Hi, Yasir-
Thanks for both those explanations-- that states everything quite clearly.
I think you could equivalently compare the power spectral slopes of runs of different lengths. The potential difference from run length and TR of your rest and task dsets will be having different numbers of points in your frequency graph, as well as slightly different locations.
The Nyquist frequency (maximal frequency) will be: 1 / (2*TR).
The number of time points between [0, Nyquist] will be: ~N/2, with the approx coming in depending on whether N is even or odd.
The spacing along the frequency axis will be: ~ [1/(2*TR)] / [N/2] = 1/N*TR.
Effectively, you will have more points to fit in the longer run-- but that fact should appear in the plus/minus of the fitting to a linear slope.

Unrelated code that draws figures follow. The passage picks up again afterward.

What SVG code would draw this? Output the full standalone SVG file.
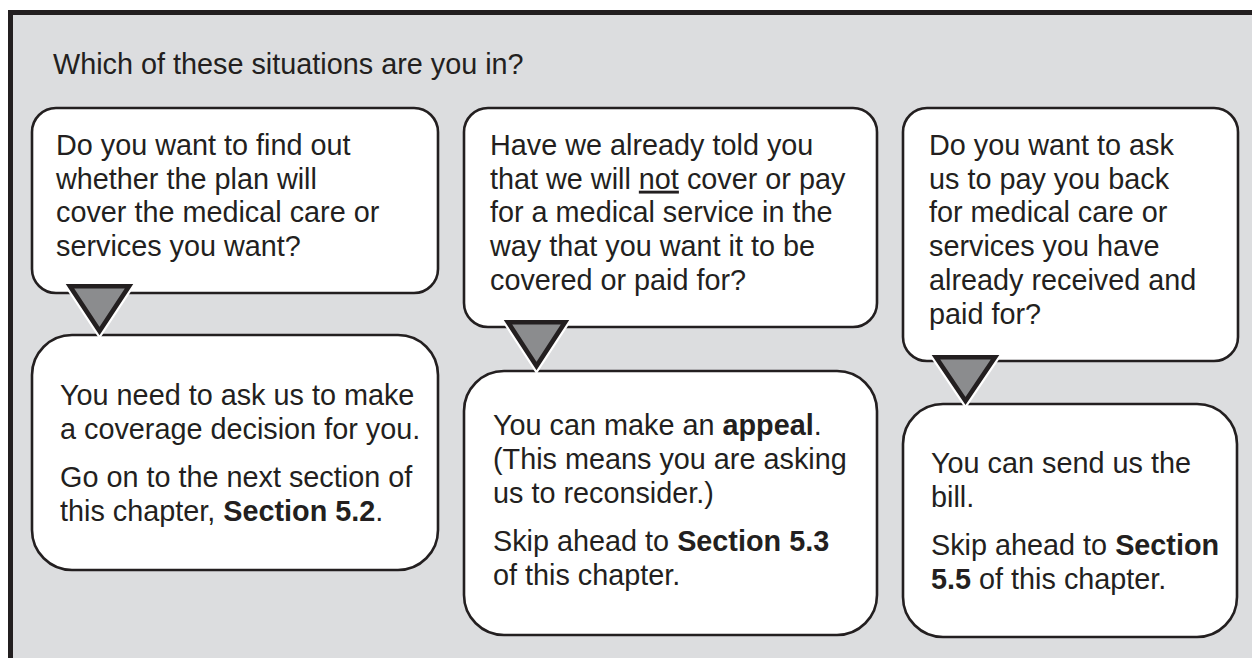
<svg xmlns="http://www.w3.org/2000/svg" width="1252" height="658" viewBox="0 0 1252 658">
<defs>
<style>
.frame{fill:#dcdddf;}
.frameline{fill:none;stroke:#231f20;stroke-width:5;}
.box{fill:#ffffff;stroke:#231f20;stroke-width:2.6;}
.t{font-family:"Liberation Sans",Arial,Helvetica,sans-serif;font-size:28.8px;fill:#231f20;}
.b{font-weight:bold;}
.u{text-decoration:underline;}
.halo{fill:none;stroke:#ffffff;stroke-width:9;stroke-linejoin:miter;stroke-miterlimit:10;}
.tri{fill:#8b8c8e;stroke:#231f20;stroke-width:4.6;stroke-linejoin:miter;stroke-miterlimit:10;}
</style>
</defs>
<rect class="frame" x="8" y="10" width="1260" height="660"/>
<path class="frameline" d="M10.5,670 V12.5 H1260"/>
<text class="t" x="53" y="74">Which of these situations are you in?</text>

<g id="q1">
<rect class="box" x="32" y="108" width="406" height="185" rx="24" ry="24"/>
<text class="t"><tspan x="56" y="155">Do you want to find out</tspan><tspan x="56" y="188.7">whether the plan will</tspan><tspan x="56" y="222.4">cover the medical care or</tspan><tspan x="56" y="256.1">services you want?</tspan></text>
</g>
<g id="q2">
<rect class="box" x="464" y="108" width="413" height="219" rx="24" ry="24"/>
<text class="t"><tspan x="490" y="155">Have we already told you</tspan><tspan x="490" y="188.7">that we will <tspan class="u">not</tspan> cover or pay</tspan><tspan x="490" y="222.4">for a medical service in the</tspan><tspan x="490" y="256.1">way that you want it to be</tspan><tspan x="490" y="289.8">covered or paid for?</tspan></text>
</g>
<g id="q3">
<rect class="box" x="903" y="108" width="335" height="253" rx="24" ry="24"/>
<text class="t"><tspan x="929" y="155">Do you want to ask</tspan><tspan x="929" y="188.7">us to pay you back</tspan><tspan x="929" y="222.4">for medical care or</tspan><tspan x="929" y="256.1">services you have</tspan><tspan x="929" y="289.8">already received and</tspan><tspan x="929" y="323.5">paid for?</tspan></text>
</g>

<g id="a1">
<rect class="box" x="32" y="335" width="406" height="235" rx="40" ry="40"/>
<text class="t"><tspan x="60" y="405">You need to ask us to make</tspan><tspan x="60" y="439">a coverage decision for you.</tspan><tspan x="60" y="487">Go on to the next section of</tspan><tspan x="60" y="521">this chapter, <tspan class="b">Section 5.2</tspan>.</tspan></text>
</g>
<g id="a2">
<rect class="box" x="464" y="371" width="413" height="264" rx="40" ry="40"/>
<text class="t"><tspan x="493" y="435">You can make an <tspan class="b">appeal</tspan>.</tspan><tspan x="493" y="469">(This means you are asking</tspan><tspan x="493" y="503">us to reconsider.)</tspan><tspan x="493" y="551">Skip ahead to <tspan class="b">Section 5.3</tspan></tspan><tspan x="493" y="585">of this chapter.</tspan></text>
</g>
<g id="a3">
<rect class="box" x="903" y="404" width="334" height="233" rx="40" ry="40"/>
<text class="t"><tspan x="931" y="473">You can send us the</tspan><tspan x="931" y="507">bill.</tspan><tspan x="931" y="555">Skip ahead to <tspan class="b">Section</tspan></tspan><tspan x="931" y="589"><tspan class="b">5.5</tspan> of this chapter.</tspan></text>
</g>

<g id="connectors">
<polygon class="halo" points="70,286.3 129,286.3 99.5,331"/>
<polygon class="tri" points="70,286.3 129,286.3 99.5,331"/>
<polygon class="halo" points="508,322.3 565,322.3 536.5,366"/>
<polygon class="tri" points="508,322.3 565,322.3 536.5,366"/>
<polygon class="halo" points="936,357.3 995,357.3 965.5,401"/>
<polygon class="tri" points="936,357.3 995,357.3 965.5,401"/>
</g>
</svg>
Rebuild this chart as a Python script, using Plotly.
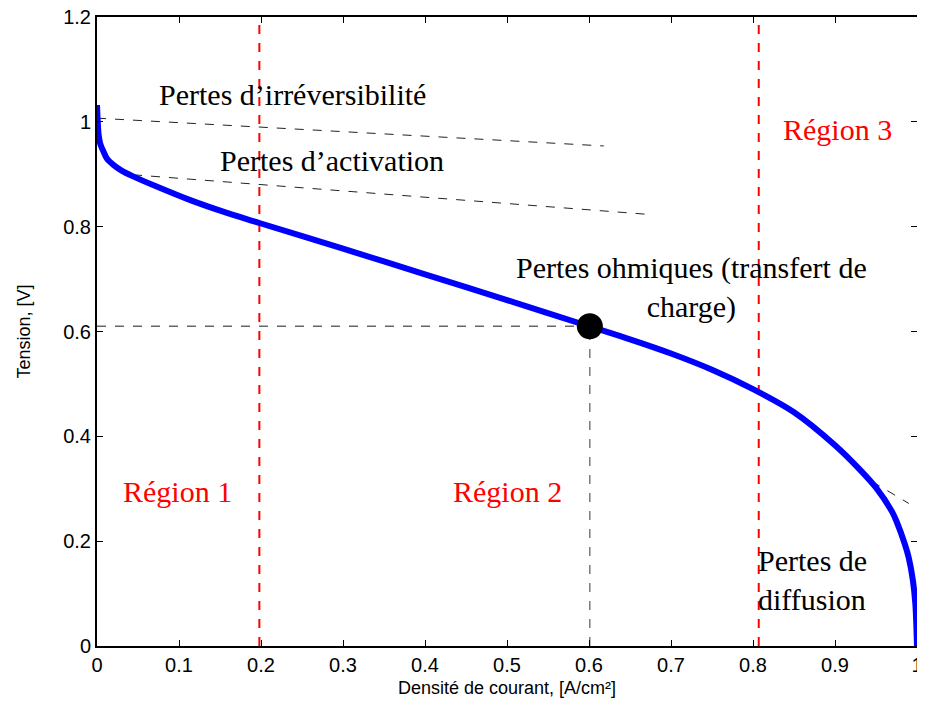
import plotly.graph_objects as go

# Polarization curve
current = [0, 0.002, 0.004, 0.008, 0.012, 0.02, 0.03, 0.044, 0.072, 0.113, 0.153, 0.198,
           0.3, 0.4, 0.5, 0.6, 0.65, 0.7, 0.75, 0.8, 0.85, 0.9, 0.93, 0.95, 0.97, 0.975,
           0.985, 0.99, 0.995, 0.998, 1.0]
voltage = [1.032, 0.975, 0.958, 0.943, 0.93, 0.918, 0.907, 0.896, 0.877, 0.851, 0.829, 0.807,
           0.758, 0.709, 0.66, 0.61, 0.585, 0.558, 0.527, 0.49, 0.446, 0.383, 0.337, 0.302,
           0.255, 0.238, 0.195, 0.168, 0.125, 0.08, 0.0]

# Operating point
op_x = [0.601]
op_y = [0.61]

# Loss guide lines
irrev_x = [0.0, 0.618]
irrev_y = [1.007, 0.954]
activ_x = [0.044, 0.676]
activ_y = [0.899, 0.823]
diff_x = [0.945, 0.99]
diff_y = [0.314, 0.272]

# Region boundaries
region_bounds = [0.198, 0.807]

fig = go.Figure()

# operating point guides
fig.add_trace(go.Scatter(x=[0, op_x[0]], y=[op_y[0], op_y[0]], mode="lines",
                         line=dict(color="#666666", width=1.3, dash="dash"), showlegend=False))
fig.add_trace(go.Scatter(x=[op_x[0], op_x[0]], y=[0, op_y[0]], mode="lines",
                         line=dict(color="#666666", width=1.3, dash="dash"), showlegend=False))

# region boundaries
for xb in region_bounds:
    fig.add_trace(go.Scatter(x=[xb, xb], y=[0, 1.2], mode="lines",
                             line=dict(color="#ff0000", width=2, dash="dash"), showlegend=False))

# loss lines
for lx, ly in [(irrev_x, irrev_y), (activ_x, activ_y), (diff_x, diff_y)]:
    fig.add_trace(go.Scatter(x=lx, y=ly, mode="lines",
                             line=dict(color="#222222", width=1, dash="dash"), showlegend=False))

# main curve
fig.add_trace(go.Scatter(x=current, y=voltage, mode="lines", line_shape="spline",
                         line=dict(color="#0000ff", width=6, smoothing=0.8), showlegend=False))

# operating point
fig.add_trace(go.Scatter(x=op_x, y=op_y, mode="markers",
                         marker=dict(color="black", size=26), showlegend=False))

serif = "Liberation Serif, Times New Roman, serif"
ann = [
    dict(x=0.238, y=1.052, text="Pertes d’irréversibilité", color="black", align="center", xa="center"),
    dict(x=0.286, y=0.927, text="Pertes d’activation", color="black", align="center", xa="center"),
    dict(x=0.725, y=0.683, text="Pertes ohmiques (transfert de<br>charge)", color="black", align="center", xa="center"),
    dict(x=0.903, y=0.985, text="Région 3", color="#ff0000", align="center", xa="center"),
    dict(x=0.098, y=0.294, text="Région 1", color="#ff0000", align="center", xa="center"),
    dict(x=0.501, y=0.294, text="Région 2", color="#ff0000", align="center", xa="center"),
    dict(x=0.804, y=0.126, text="Pertes de<br>diffusion", color="black", align="left", xa="left"),
]
for a in ann:
    fig.add_annotation(x=a["x"], y=a["y"], text=a["text"], showarrow=False,
                       xanchor=a["xa"], yanchor="middle", align=a["align"],
                       font=dict(family=serif, size=30, color=a["color"]))

axis_common = dict(showline=True, linecolor="black", linewidth=2, mirror="ticks",
                   ticks="inside", ticklen=6, tickcolor="black", showgrid=False,
                   zeroline=False, ticklabeloverflow="allow",
                   tickfont=dict(family="Liberation Sans, Arial", size=20, color="black"))

fig.update_xaxes(range=[0, 1], dtick=0.1, tick0=0,
                 title=dict(text="Densité de courant, [A/cm²]", standoff=6,
                            font=dict(family="Liberation Sans, Arial", size=18, color="black")),
                 **axis_common)
fig.update_yaxes(range=[0, 1.2], dtick=0.2, tick0=0,
                 title=dict(text="Tension, [V]", standoff=28,
                            font=dict(family="Liberation Sans, Arial", size=18, color="black")),
                 **axis_common)

fig.update_layout(width=909, height=695, margin=dict(l=89, r=0, t=9, b=57, autoexpand=False),
                  plot_bgcolor="white", paper_bgcolor="white")

fig.write_html("out.html")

Note that having 3 task runs, you have a choice: you could concatenate them and take the FT of the resulting longer run. Or, you could take the FT of each run separately, and average their spectra. Note that the upper frequency (Nyquist) in each case is the same-- you would either have fewer frequencies between [0, Nyquist] with smaller uncertainty or more frequencies of larger uncertainty. Since you are going to use a windowing function, the result should really be pretty similar, I would think.
Separate question: have any of these time series been censored? If so, you effectively have non-uniform sampling, and the classical FT assumptions no longer work. But you can use the Lomb-Scargle (yes, real name) transformation as a generalization, as long as the censoring is effectively random (that is, not every other time point, or something). They you could use 3dLombScargle to generate the power spectrum.